**EXERCISE INSTRUCTIONS**
Reproduce all the lines below exactly and omit the images.

**INFORMATION PROVIDED**
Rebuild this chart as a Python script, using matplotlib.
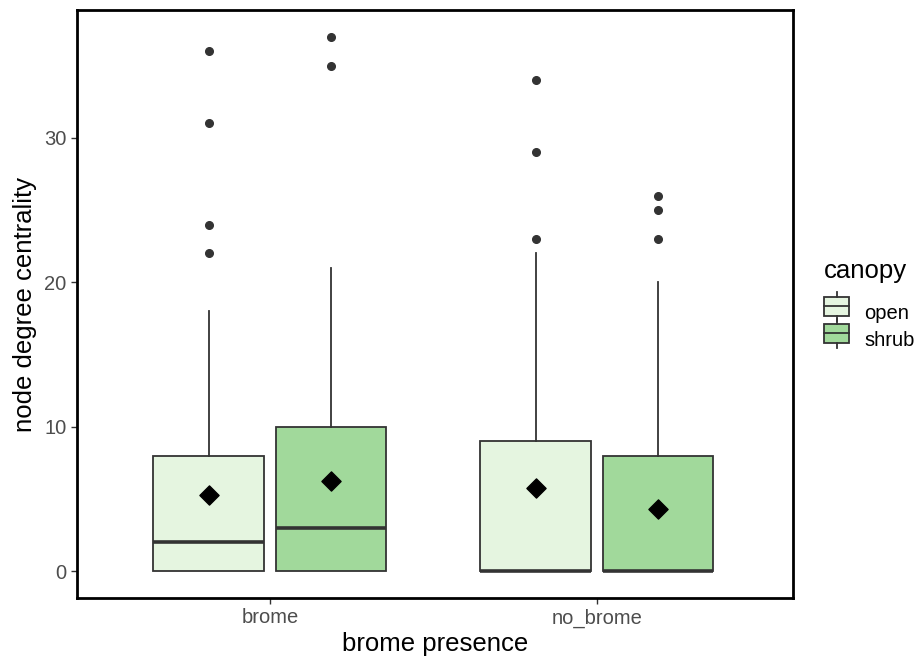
import numpy as np
import matplotlib
matplotlib.use("Agg")
import matplotlib.pyplot as plt
from matplotlib.legend_handler import HandlerBase
from matplotlib.patches import Rectangle, Patch
from matplotlib.lines import Line2D

plt.rcParams['font.family'] = ['Liberation Sans', 'DejaVu Sans']

groups = ['brome', 'no_brome']
canopy = ['open', 'shrub']
colors = {'open': '#E5F5E0', 'shrub': '#A1D99B'}

# per (group, canopy): q1, median, q3, whisker low, whisker high, mean, outliers
q1 = {('brome', 'open'): 0, ('brome', 'shrub'): 0, ('no_brome', 'open'): 0, ('no_brome', 'shrub'): 0}
med = {('brome', 'open'): 2, ('brome', 'shrub'): 3, ('no_brome', 'open'): 0, ('no_brome', 'shrub'): 0}
q3 = {('brome', 'open'): 8, ('brome', 'shrub'): 10, ('no_brome', 'open'): 9, ('no_brome', 'shrub'): 8}
wlo = {('brome', 'open'): 0, ('brome', 'shrub'): 0, ('no_brome', 'open'): 0, ('no_brome', 'shrub'): 0}
whi = {('brome', 'open'): 18, ('brome', 'shrub'): 21, ('no_brome', 'open'): 22, ('no_brome', 'shrub'): 20}
means = {('brome', 'open'): 5.3, ('brome', 'shrub'): 6.25, ('no_brome', 'open'): 5.75, ('no_brome', 'shrub'): 4.3}
outliers = {('brome', 'open'): [22, 24, 31, 36], ('brome', 'shrub'): [35, 37],
            ('no_brome', 'open'): [23, 29, 34], ('no_brome', 'shrub'): [23, 25, 26]}

edge = '#333333'
fig = plt.figure(figsize=(9.2, 6.58), dpi=100)
ax = fig.add_axes([77 / 920, 60 / 658, 716 / 920, 588 / 658])

dodge = 0.375
bw = 0.3375
for gi, g in enumerate(groups):
    for ci, c in enumerate(canopy):
        k = (g, c)
        pos = gi + 1 + (ci - 0.5) * dodge
        st = dict(q1=q1[k], med=med[k], q3=q3[k], whislo=wlo[k], whishi=whi[k],
                  fliers=outliers[k])
        ax.bxp([st], positions=[pos], widths=bw, patch_artist=True, showcaps=False,
               boxprops=dict(facecolor=colors[c], edgecolor=edge, linewidth=1.3),
               medianprops=dict(color=edge, linewidth=2.6),
               whiskerprops=dict(color=edge, linewidth=1.3),
               flierprops=dict(marker='o', markerfacecolor=edge, markeredgecolor=edge,
                               markersize=5.5))
        ax.scatter([pos], [means[k]], marker='D', s=95, color='black', zorder=5)

ax.set_xlim(0.41, 2.6)
ax.set_ylim(-1.85, 38.85)
ax.set_xticks([1, 2])
ax.set_xticklabels(groups)
ax.set_yticks([0, 10, 20, 30])
ax.tick_params(colors='#333333', labelcolor='#4D4D4D', labelsize=14.5, length=4, width=1)
for s in ax.spines.values():
    s.set_linewidth(2)
    s.set_color('black')
ax.set_xlabel('brome presence', fontsize=18.5, labelpad=3)
ax.set_ylabel('node degree centrality', fontsize=18.5, labelpad=5)


class BoxHandler(HandlerBase):
    def create_artists(self, legend, orig, xd, yd, width, height, fontsize, trans):
        fc = orig.get_facecolor()
        cx = xd + width / 2
        r = Rectangle((xd, yd), width, height,
                      facecolor=fc, edgecolor=edge, linewidth=1.3, transform=trans)
        m = Line2D([xd, xd + width], [yd + height / 2] * 2,
                   color=edge, linewidth=1.3, transform=trans)
        w1 = Line2D([cx, cx], [yd + height, yd + height * 1.25], color=edge,
                    linewidth=1.3, transform=trans)
        w2 = Line2D([cx, cx], [yd, yd - height * 0.25], color=edge,
                    linewidth=1.3, transform=trans)
        return [r, m, w1, w2]


handles = [Patch(facecolor=colors[c]) for c in canopy]
leg = fig.legend(handles, canopy, title='canopy', loc='upper left',
                 bbox_to_anchor=(824 / 920, (658 - 259) / 658), frameon=False, fontsize=14.5,
                 title_fontsize=18.5, handler_map={Patch: BoxHandler()},
                 handlelength=1.25, handleheight=1.1, labelspacing=0.32, handletextpad=0.75,
                 borderpad=0, borderaxespad=0, alignment='left')
leg._legend_box.sep = 14

fig.savefig('out.png', dpi=100)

**SOLUTION TO THE EXERCISE**
Rebuild this chart as a Python script, using matplotlib.
import numpy as np
import matplotlib
matplotlib.use("Agg")
import matplotlib.pyplot as plt
from matplotlib.legend_handler import HandlerBase
from matplotlib.patches import Rectangle, Patch
from matplotlib.lines import Line2D

plt.rcParams['font.family'] = ['Liberation Sans', 'DejaVu Sans']

groups = ['brome', 'no_brome']
canopy = ['open', 'shrub']
colors = {'open': '#E5F5E0', 'shrub': '#A1D99B'}

# per (group, canopy): q1, median, q3, whisker low, whisker high, mean, outliers
q1 = {('brome', 'open'): 0, ('brome', 'shrub'): 0, ('no_brome', 'open'): 0, ('no_brome', 'shrub'): 0}
med = {('brome', 'open'): 2, ('brome', 'shrub'): 3, ('no_brome', 'open'): 0, ('no_brome', 'shrub'): 0}
q3 = {('brome', 'open'): 8, ('brome', 'shrub'): 10, ('no_brome', 'open'): 9, ('no_brome', 'shrub'): 8}
wlo = {('brome', 'open'): 0, ('brome', 'shrub'): 0, ('no_brome', 'open'): 0, ('no_brome', 'shrub'): 0}
whi = {('brome', 'open'): 18, ('brome', 'shrub'): 21, ('no_brome', 'open'): 22, ('no_brome', 'shrub'): 20}
means = {('brome', 'open'): 5.3, ('brome', 'shrub'): 6.25, ('no_brome', 'open'): 5.75, ('no_brome', 'shrub'): 4.3}
outliers = {('brome', 'open'): [22, 24, 31, 36], ('brome', 'shrub'): [35, 37],
            ('no_brome', 'open'): [23, 29, 34], ('no_brome', 'shrub'): [23, 25, 26]}

edge = '#333333'
fig = plt.figure(figsize=(9.2, 6.58), dpi=100)
ax = fig.add_axes([77 / 920, 60 / 658, 716 / 920, 588 / 658])

dodge = 0.375
bw = 0.3375
for gi, g in enumerate(groups):
    for ci, c in enumerate(canopy):
        k = (g, c)
        pos = gi + 1 + (ci - 0.5) * dodge
        st = dict(q1=q1[k], med=med[k], q3=q3[k], whislo=wlo[k], whishi=whi[k],
                  fliers=outliers[k])
        ax.bxp([st], positions=[pos], widths=bw, patch_artist=True, showcaps=False,
               boxprops=dict(facecolor=colors[c], edgecolor=edge, linewidth=1.3),
               medianprops=dict(color=edge, linewidth=2.6),
               whiskerprops=dict(color=edge, linewidth=1.3),
               flierprops=dict(marker='o', markerfacecolor=edge, markeredgecolor=edge,
                               markersize=5.5))
        ax.scatter([pos], [means[k]], marker='D', s=95, color='black', zorder=5)

ax.set_xlim(0.41, 2.6)
ax.set_ylim(-1.85, 38.85)
ax.set_xticks([1, 2])
ax.set_xticklabels(groups)
ax.set_yticks([0, 10, 20, 30])
ax.tick_params(colors='#333333', labelcolor='#4D4D4D', labelsize=14.5, length=4, width=1)
for s in ax.spines.values():
    s.set_linewidth(2)
    s.set_color('black')
ax.set_xlabel('brome presence', fontsize=18.5, labelpad=3)
ax.set_ylabel('node degree centrality', fontsize=18.5, labelpad=5)


class BoxHandler(HandlerBase):
    def create_artists(self, legend, orig, xd, yd, width, height, fontsize, trans):
        fc = orig.get_facecolor()
        cx = xd + width / 2
        r = Rectangle((xd, yd), width, height,
                      facecolor=fc, edgecolor=edge, linewidth=1.3, transform=trans)
        m = Line2D([xd, xd + width], [yd + height / 2] * 2,
                   color=edge, linewidth=1.3, transform=trans)
        w1 = Line2D([cx, cx], [yd + height, yd + height * 1.25], color=edge,
                    linewidth=1.3, transform=trans)
        w2 = Line2D([cx, cx], [yd, yd - height * 0.25], color=edge,
                    linewidth=1.3, transform=trans)
        return [r, m, w1, w2]


handles = [Patch(facecolor=colors[c]) for c in canopy]
leg = fig.legend(handles, canopy, title='canopy', loc='upper left',
                 bbox_to_anchor=(824 / 920, (658 - 259) / 658), frameon=False, fontsize=14.5,
                 title_fontsize=18.5, handler_map={Patch: BoxHandler()},
                 handlelength=1.25, handleheight=1.1, labelspacing=0.32, handletextpad=0.75,
                 borderpad=0, borderaxespad=0, alignment='left')
leg._legend_box.sep = 14

fig.savefig('out.png', dpi=100)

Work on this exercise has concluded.